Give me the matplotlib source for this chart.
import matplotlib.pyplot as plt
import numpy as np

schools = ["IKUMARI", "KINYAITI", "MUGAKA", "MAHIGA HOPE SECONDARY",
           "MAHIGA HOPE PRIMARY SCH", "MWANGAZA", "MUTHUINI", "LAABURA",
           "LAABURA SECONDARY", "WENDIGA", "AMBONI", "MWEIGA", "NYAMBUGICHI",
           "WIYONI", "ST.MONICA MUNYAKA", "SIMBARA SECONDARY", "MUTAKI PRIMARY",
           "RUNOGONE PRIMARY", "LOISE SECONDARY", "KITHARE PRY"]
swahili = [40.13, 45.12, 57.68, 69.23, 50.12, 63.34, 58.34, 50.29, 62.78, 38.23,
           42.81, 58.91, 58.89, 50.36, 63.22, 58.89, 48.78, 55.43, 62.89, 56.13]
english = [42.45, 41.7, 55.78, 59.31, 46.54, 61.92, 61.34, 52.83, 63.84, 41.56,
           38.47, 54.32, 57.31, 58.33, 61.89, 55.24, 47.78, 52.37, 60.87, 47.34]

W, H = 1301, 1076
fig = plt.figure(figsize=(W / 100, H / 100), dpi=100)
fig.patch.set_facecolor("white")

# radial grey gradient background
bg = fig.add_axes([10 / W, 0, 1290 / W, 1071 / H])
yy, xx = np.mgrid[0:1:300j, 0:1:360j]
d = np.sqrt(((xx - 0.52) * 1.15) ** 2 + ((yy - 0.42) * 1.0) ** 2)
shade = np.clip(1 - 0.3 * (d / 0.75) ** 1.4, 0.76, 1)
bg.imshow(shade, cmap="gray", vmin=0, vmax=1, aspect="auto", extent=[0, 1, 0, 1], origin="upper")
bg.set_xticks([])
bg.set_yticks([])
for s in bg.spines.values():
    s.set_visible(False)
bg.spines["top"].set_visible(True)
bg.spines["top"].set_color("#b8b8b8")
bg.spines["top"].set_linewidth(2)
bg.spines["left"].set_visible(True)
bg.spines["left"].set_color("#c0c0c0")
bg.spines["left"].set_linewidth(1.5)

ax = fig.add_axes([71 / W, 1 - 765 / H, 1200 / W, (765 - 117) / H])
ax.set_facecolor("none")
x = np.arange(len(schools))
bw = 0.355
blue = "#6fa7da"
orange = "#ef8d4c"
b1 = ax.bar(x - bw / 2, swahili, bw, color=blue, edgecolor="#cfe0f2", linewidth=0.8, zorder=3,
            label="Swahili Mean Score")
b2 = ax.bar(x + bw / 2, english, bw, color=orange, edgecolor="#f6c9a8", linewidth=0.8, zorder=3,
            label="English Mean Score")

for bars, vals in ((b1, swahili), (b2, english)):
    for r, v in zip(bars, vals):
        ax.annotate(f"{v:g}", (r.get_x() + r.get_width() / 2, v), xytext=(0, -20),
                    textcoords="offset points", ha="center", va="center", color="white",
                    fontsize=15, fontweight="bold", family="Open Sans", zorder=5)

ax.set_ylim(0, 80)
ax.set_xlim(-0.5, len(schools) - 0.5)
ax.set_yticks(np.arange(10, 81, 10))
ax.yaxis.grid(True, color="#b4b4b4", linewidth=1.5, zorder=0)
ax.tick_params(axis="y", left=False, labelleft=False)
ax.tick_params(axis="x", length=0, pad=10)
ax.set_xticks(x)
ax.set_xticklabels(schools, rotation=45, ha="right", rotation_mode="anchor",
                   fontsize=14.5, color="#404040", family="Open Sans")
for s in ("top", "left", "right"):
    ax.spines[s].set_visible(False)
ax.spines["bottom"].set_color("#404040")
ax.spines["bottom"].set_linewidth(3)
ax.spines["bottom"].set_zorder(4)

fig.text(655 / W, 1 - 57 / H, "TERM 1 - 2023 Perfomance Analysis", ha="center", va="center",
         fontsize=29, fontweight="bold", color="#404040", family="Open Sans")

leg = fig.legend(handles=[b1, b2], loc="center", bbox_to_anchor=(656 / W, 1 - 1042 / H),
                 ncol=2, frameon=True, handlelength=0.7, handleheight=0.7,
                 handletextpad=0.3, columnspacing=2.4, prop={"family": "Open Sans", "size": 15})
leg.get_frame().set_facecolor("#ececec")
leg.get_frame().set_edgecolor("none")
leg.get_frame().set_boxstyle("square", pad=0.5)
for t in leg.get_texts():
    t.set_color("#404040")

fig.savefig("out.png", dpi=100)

--

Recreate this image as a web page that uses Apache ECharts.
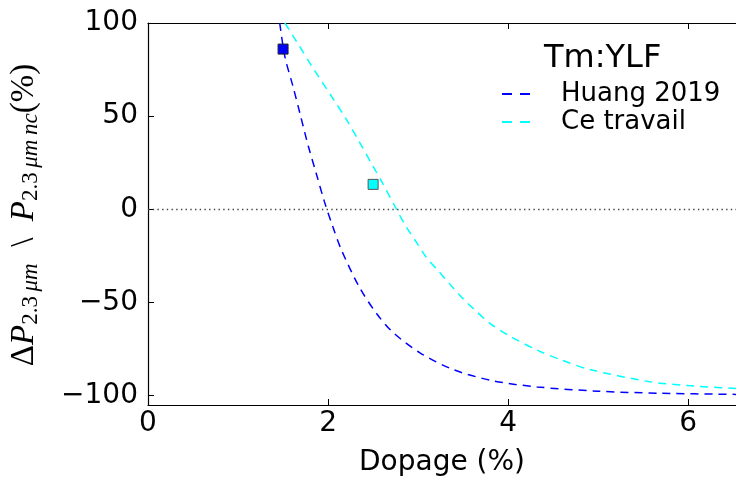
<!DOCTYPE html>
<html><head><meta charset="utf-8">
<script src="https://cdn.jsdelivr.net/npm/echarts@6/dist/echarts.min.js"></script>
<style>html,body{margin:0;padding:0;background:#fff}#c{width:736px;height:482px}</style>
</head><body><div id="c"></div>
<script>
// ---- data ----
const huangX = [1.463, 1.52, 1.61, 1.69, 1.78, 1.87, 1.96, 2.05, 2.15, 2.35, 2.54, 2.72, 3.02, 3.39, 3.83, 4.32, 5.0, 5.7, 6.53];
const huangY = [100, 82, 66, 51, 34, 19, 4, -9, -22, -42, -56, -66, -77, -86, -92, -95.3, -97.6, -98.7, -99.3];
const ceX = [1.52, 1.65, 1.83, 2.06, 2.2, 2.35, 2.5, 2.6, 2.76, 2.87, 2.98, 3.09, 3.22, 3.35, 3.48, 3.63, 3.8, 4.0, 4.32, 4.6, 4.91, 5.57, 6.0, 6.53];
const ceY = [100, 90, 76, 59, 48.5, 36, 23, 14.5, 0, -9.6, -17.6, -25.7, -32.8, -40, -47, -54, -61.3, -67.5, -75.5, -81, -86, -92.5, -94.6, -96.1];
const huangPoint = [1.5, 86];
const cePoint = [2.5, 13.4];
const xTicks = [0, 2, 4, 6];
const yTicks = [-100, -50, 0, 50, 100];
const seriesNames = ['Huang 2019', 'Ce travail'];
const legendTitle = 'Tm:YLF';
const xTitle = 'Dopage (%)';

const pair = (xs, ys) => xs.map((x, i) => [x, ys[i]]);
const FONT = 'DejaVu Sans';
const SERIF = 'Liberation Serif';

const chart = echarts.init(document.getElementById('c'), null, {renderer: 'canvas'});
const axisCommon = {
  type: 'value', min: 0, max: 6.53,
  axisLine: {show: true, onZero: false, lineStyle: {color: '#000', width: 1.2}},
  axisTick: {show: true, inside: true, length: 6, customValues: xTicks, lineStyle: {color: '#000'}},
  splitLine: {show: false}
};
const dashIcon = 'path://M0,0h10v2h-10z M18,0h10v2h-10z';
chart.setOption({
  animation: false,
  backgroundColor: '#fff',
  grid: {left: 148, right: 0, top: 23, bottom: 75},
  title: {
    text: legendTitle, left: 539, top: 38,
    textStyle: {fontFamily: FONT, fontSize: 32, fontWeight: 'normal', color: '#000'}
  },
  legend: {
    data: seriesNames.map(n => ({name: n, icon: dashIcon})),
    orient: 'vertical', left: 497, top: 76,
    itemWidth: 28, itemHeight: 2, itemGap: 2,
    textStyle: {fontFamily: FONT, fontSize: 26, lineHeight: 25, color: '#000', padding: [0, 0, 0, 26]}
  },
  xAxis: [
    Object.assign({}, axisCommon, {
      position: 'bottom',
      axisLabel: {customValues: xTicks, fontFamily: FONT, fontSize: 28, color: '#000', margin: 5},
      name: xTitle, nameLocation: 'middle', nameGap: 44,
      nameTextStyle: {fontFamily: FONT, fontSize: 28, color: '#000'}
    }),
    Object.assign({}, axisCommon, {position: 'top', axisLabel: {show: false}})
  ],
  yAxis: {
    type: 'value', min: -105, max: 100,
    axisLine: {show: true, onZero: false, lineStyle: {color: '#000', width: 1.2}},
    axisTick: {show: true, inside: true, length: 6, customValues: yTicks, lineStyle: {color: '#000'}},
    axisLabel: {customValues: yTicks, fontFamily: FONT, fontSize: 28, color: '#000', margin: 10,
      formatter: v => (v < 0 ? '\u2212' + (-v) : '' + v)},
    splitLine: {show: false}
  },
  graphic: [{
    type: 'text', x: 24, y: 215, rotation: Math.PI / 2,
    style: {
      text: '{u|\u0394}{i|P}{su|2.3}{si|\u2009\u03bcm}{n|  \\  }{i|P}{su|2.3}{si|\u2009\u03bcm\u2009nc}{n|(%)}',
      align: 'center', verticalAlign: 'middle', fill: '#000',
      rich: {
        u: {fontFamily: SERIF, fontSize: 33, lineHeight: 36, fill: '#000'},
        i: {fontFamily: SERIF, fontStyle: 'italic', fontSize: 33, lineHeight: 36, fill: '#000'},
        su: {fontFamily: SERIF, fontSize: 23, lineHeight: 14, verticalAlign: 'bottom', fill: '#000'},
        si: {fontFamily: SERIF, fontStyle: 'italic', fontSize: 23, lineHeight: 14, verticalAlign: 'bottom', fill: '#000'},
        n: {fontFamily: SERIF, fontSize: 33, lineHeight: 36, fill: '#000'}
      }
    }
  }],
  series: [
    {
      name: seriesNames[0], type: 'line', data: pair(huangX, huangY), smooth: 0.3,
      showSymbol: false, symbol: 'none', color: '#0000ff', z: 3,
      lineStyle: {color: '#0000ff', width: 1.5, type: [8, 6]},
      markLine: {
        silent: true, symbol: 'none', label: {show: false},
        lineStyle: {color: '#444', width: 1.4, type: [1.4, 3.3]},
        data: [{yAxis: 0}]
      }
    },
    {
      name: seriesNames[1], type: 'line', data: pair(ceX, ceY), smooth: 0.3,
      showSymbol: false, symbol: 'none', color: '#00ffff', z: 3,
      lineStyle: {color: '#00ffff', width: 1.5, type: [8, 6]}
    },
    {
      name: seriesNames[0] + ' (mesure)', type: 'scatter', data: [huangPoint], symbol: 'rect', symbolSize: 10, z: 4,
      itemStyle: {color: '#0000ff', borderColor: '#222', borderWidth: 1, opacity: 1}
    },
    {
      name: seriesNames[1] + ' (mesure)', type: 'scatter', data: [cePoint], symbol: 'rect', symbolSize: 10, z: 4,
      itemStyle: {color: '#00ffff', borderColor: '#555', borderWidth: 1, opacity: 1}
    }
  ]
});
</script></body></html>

--

[The task]:
Copy out each line of the data where the string "this" appears.

[Solved problem]:
Give me the matplotlib source for this chart.
Recreate this image as a web page that uses Apache ECharts.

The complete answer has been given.